Assembly Bill 746, a bill by San Diego-area Assemblywoman Lorena Gonzalez Fletcher, would require schools to test for lead in drinking water fountains for the first time. If too much lead is detected, schools would be forced to shut down their water systems, notify parents within seven days and provide information on how to get their children tested by physicians.

Most schools in California aren’t required to test their drinking water for lead. Young kids are particularly vulnerable. While a minimal dose might have little effect on an adult, children who have ingested small amounts of lead have been shown to experience lower IQs, behavioral and learning issues, slowed growth, hearing problems and anemia, according to the U.S. Environmental Protection Agency.

Three Sacramento-area elementary schools were recently found to have exceeded federal safety limits for lead in water. In January, Sacramento State University students from the environmental services and chemistry departments uncovered dangerous lead levels in more than 40 of the campus’ water fountains. The discovery prompted university officials to take those fountains offline and repeat the students’ testing of 782 sources of drinking water.

On May 8, Vice President for Administration Ming-Tung “Mike” Lee announced the release of two third-party water quality tests, acknowledging, “It took a few weeks longer than expected.”

While the university works on repairing or permanently removing the contaminated sources, Lee stressed that no dining-related sources tested above federal safety levels. “As mentioned in prior messages, bathroom sinks and showers were not tested, and we continue to advise you not to drink from them,” Lee’s message added.

Fletcher has said the lead crisis in Flint, Mich., provided the “wake-up call” that inspired her bill.

“Right now, testing is purely voluntary,” Fletcher noted. “We want to ensure our schools are not poisoning our children.”

At a Senate Education Committee hearing last week, the question of how much lead kids can safely be exposed to held up the committee.

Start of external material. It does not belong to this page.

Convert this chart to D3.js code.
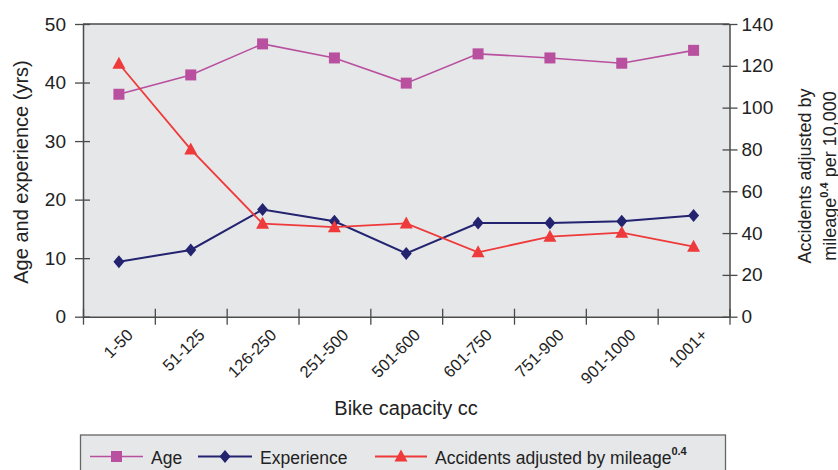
<!DOCTYPE html>
<html>
<head>
<meta charset="utf-8">
<script src="https://cdn.jsdelivr.net/npm/d3@7/dist/d3.min.js"></script>
<style>
  body { margin: 0; background: #fff; }
  svg { font-family: "Liberation Sans", Arial, Helvetica, sans-serif; }
</style>
</head>
<body>
<div id="chart"></div>
<script>
// data
const categories = ["1-50", "51-125", "126-250", "251-500", "501-600", "601-750", "751-900", "901-1000", "1001+"];
const ageValues = [38.0, 41.3, 46.6, 44.2, 39.9, 44.9, 44.2, 43.3, 45.5];
const experienceValues = [9.4, 11.4, 18.3, 16.3, 10.8, 16.0, 16.0, 16.3, 17.3];
const accidentValues = [121, 80, 44.5, 42.8, 44.6, 30.8, 38.3, 40.2, 33.5];
const leftTicks = [0, 10, 20, 30, 40, 50];
const rightTicks = [0, 20, 40, 60, 80, 100, 120, 140];

const svgWidth = 838;
const svgHeight = 470;

const plot = { left: 83, right: 729.5, top: 24, bottom: 316.7 };

const svg = d3.select("#chart")
  .append("svg")
  .attr("width", svgWidth)
  .attr("height", svgHeight);

// scales
const xBand = d3.scaleBand()
  .domain(categories)
  .range([plot.left, plot.right])
  .padding(0);
const xBounds = d3.scaleLinear()
  .domain([0, categories.length])
  .range([plot.left, plot.right]);
const yLeft = d3.scaleLinear().domain([0, 50]).range([plot.bottom, plot.top]);
const yRight = d3.scaleLinear().domain([0, 140]).range([plot.bottom, plot.top]);

const cx = c => xBand(c) + xBand.bandwidth() / 2;

// plot background + top border
svg.append("rect")
  .attr("x", plot.left)
  .attr("y", plot.top)
  .attr("width", plot.right - plot.left)
  .attr("height", plot.bottom - plot.top)
  .attr("fill", "#e6e7e9");

svg.append("line")
  .attr("x1", plot.left).attr("x2", plot.right)
  .attr("y1", plot.top).attr("y2", plot.top)
  .attr("stroke", "#4a4a4a").attr("stroke-width", 1.5);

// axes
const axisColor = "#4a4a4a";

const xAxisG = svg.append("g")
  .attr("transform", `translate(0,${plot.bottom})`)
  .call(d3.axisBottom(xBounds).tickValues(d3.range(categories.length + 1)).tickSize(8).tickSizeOuter(0).tickFormat(""));
xAxisG.selectAll(".tick line").attr("y1", -8);

const leftAxisG = svg.append("g")
  .attr("transform", `translate(${plot.left},0)`)
  .call(d3.axisLeft(yLeft).tickValues(leftTicks).tickSize(8).tickSizeOuter(0).tickPadding(9));
leftAxisG.selectAll(".tick line").attr("x1", 7);

const rightAxisG = svg.append("g")
  .attr("transform", `translate(${plot.right},0)`)
  .call(d3.axisRight(yRight).tickValues(rightTicks).tickSize(8).tickSizeOuter(0).tickPadding(4));
rightAxisG.selectAll(".tick line").attr("x1", -7);

[xAxisG, leftAxisG, rightAxisG].forEach(g => {
  g.select(".domain").attr("stroke", axisColor).attr("stroke-width", 1.5);
  g.selectAll(".tick line").attr("stroke", axisColor).attr("stroke-width", 1.3);
  g.selectAll(".tick text")
    .attr("font-size", "19px")
    .attr("font-family", "Liberation Sans, Arial, sans-serif")
    .attr("fill", "#222");
});

// category labels, rotated
svg.append("g").selectAll("text")
  .data(categories)
  .enter()
  .append("text")
  .attr("transform", d => `translate(${cx(d) + 15},${336}) rotate(-45)`)
  .attr("text-anchor", "end")
  .attr("font-size", "16.5px")
  .attr("fill", "#222")
  .text(d => d);

// axis titles
svg.append("text")
  .attr("transform", `translate(${406},${415})`)
  .attr("text-anchor", "middle")
  .attr("font-size", "20px")
  .attr("fill", "#222")
  .text("Bike capacity cc");

svg.append("text")
  .attr("transform", `translate(${28},${172}) rotate(-90)`)
  .attr("text-anchor", "middle")
  .attr("font-size", "20px")
  .attr("fill", "#222")
  .text("Age and experience (yrs)");

const rTitle = svg.append("text")
  .attr("transform", `translate(${811},${176}) rotate(-90)`)
  .attr("text-anchor", "middle")
  .attr("font-size", "18px")
  .attr("fill", "#222");
rTitle.append("tspan").attr("x", 0).attr("dy", 0).text("Accidents adjusted by");
const rLine2 = rTitle.append("tspan").attr("x", 0).attr("dy", 24.5);
rLine2.append("tspan").text("mileage");
rLine2.append("tspan").attr("font-size", "11px").attr("font-weight", "bold").attr("dy", -8).text("0.4");
rLine2.append("tspan").attr("dy", 8).text(" per 10,000");

// marker shapes
const squarePath = "M-5.5,-5.5h11v11h-11z";
const diamondPath = "M0,-6.5L5.5,0L0,6.5L-5.5,0Z";
const trianglePath = "M0,-7L6.5,5L-6.5,5Z";

const series = [
  { name: "Age", values: ageValues, y: yLeft, color: "#b8509f", width: 1.6, marker: squarePath },
  { name: "Experience", values: experienceValues, y: yLeft, color: "#232370", width: 2, marker: diamondPath },
  { name: "Accidents", values: accidentValues, y: yRight, color: "#ee3a3a", width: 1.8, marker: trianglePath }
];

series.forEach(s => {
  const line = d3.line()
    .x((d, i) => cx(categories[i]))
    .y(d => s.y(d));

  svg.append("path")
    .datum(s.values)
    .attr("d", line)
    .attr("fill", "none")
    .attr("stroke", s.color)
    .attr("stroke-width", s.width);

  svg.append("g").selectAll("path")
    .data(s.values)
    .enter()
    .append("path")
    .attr("d", s.marker)
    .attr("transform", (d, i) => `translate(${cx(categories[i])},${s.y(d)})`)
    .attr("fill", s.color);
});

// legend
const legend = svg.append("g");
legend.append("rect")
  .attr("x", 80.5).attr("y", 435)
  .attr("width", 645).attr("height", 50)
  .attr("fill", "#e6e7e9")
  .attr("stroke", "#666").attr("stroke-width", 1.3);

const legendItems = [
  { s: series[0], x1: 90, x2: 143, text: "Age" },
  { s: series[1], x1: 198, x2: 252, text: "Experience" },
  { s: series[2], x1: 375, x2: 427, text: "Accidents adjusted by mileage", sup: "0.4" }
];
const ly = 456.5;
legendItems.forEach(it => {
  legend.append("line")
    .attr("x1", it.x1).attr("x2", it.x2)
    .attr("y1", ly).attr("y2", ly)
    .attr("stroke", it.s.color).attr("stroke-width", it.s.width);
  legend.append("path")
    .attr("d", it.s.marker)
    .attr("transform", `translate(${(it.x1 + it.x2) / 2},${ly})`)
    .attr("fill", it.s.color);
  const t = legend.append("text")
    .attr("x", it.x2 + 8)
    .attr("y", 463.5)
    .attr("font-size", "17.5px")
    .attr("fill", "#222")
    .text(it.text);
  if (it.sup) {
    t.append("tspan").attr("font-size", "11px").attr("font-weight", "bold").attr("dy", -9).text(it.sup);
  }
});
</script>
</body>
</html>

“Schools are going to talk about their burden costs,” said Democratic Sen. Richard Pan, a pediatrician representing parts of Sacramento and Yolo counties. “But there is a cost overall to exposure to lead—for schools it’s not just about the cost of the water system; it’s the cost of kids losing IQ points and having behavioral problems over chronic lead exposure.”

Lead is measured by parts per billion in water. If a test shows more than 15 parts per billion, or ppb, which is the U.S. Food and Drug Administration standard for tap water, the agency requires municipalities take steps to reduce those levels, usually by updating water systems, many of which are decades old. But Pan and others stressed there is no “safe” threshold of lead in drinking water, only acceptable levels.

Fletcher’s bill would allow up to 15 ppb, but lawmakers discussed lowering the threshold to 5 ppb, the EPA standard for bottled water, or lower. The American Academy of Pediatrics calls for 1 ppb in school water systems.

The Senate Environmental Quality Committee was set to weigh in on the question on Wednesday. The bill has already passed the Assembly. If the Senate committee amends the bill to place a lower lead threshold for younger students, the legislation will require both Senate approval and a return to the Assembly.

CALPIRG, a consumer protection nonprofit funded by University of California students, found three North Highlands elementary schools had lead over EPA limits in water from one tap each in May: Oakdale at 16 ppb; Warren A. Allison at 21 ppb; and Sierra View at 27 ppb.

The tests were the result of a voluntary State Water Resources Control Board program that began in January. Less than 10 percent of California schools requested tests.